ぱ pa"). Après, faut il chercher plus loin? Sans doute que non! Et pourquoi ces trois consonnes sont elles intimement reliées? Aucune idées, je ne sais même pas si il y a moyen de savoir, sans doute un phénomène de préférence à la japonaise, rien de plus, je ne vois pas de quoi d'autre il pourrait s'agir!.. En tibétain, "gyè" avec un raclement de gorge final ou avec un "è" allongé.
9 - Pour "kyu", j'ai laissé en saumon par rapport au tibétain car ça ressemble, mais il y a peu de chance que l'influence ait été tibétaine vu la distance entre les deux pays; l'influence doit donc venir obligatoirement d'une langue chinoise (du moins, je présume). Aussi, c'est la seule ressemblance que j'ai trouvé pour "kyu", il n'y pas de ressemblance avec les autres dialectes chinois du tableau; en tibétain, c'est "ku" ("kou").
10 - Pour "juu" ("djou" long), le plus proche est le tibétain, "chu" ("tchou").
- Résumé pour les chiffres tibétains (avec les chiffres arabe à côté et sans) (nb : notez que j'ai mis un "g" pour indiquer le raclement de gorge) :
- 1 chig / chii, 2 nyig / nyii, 3 sum, 4 zhi, 5 nga, 6 droug / drou-, 7 dün, 8 gyèg, 9 ku, 10 chu.

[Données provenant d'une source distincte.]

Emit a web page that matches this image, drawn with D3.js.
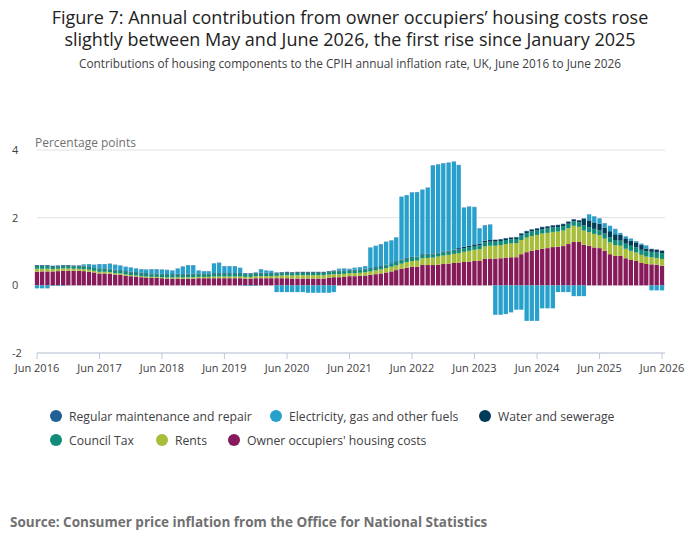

- chi-, nyi-, sum, zhi, nga, drou-, dün, gyè-, ku, chu
Ps : À noter qu'il n'y a pas les caractères chinois pour les langues chinoises autre que le mandarin, c'est uniquement pour une raison de clarté qu'ils n'ont pas été mis, autrement ce sont les caractères chinois, les même caractères que pour le mandarin donc (je le dis pour les non connaisseurs).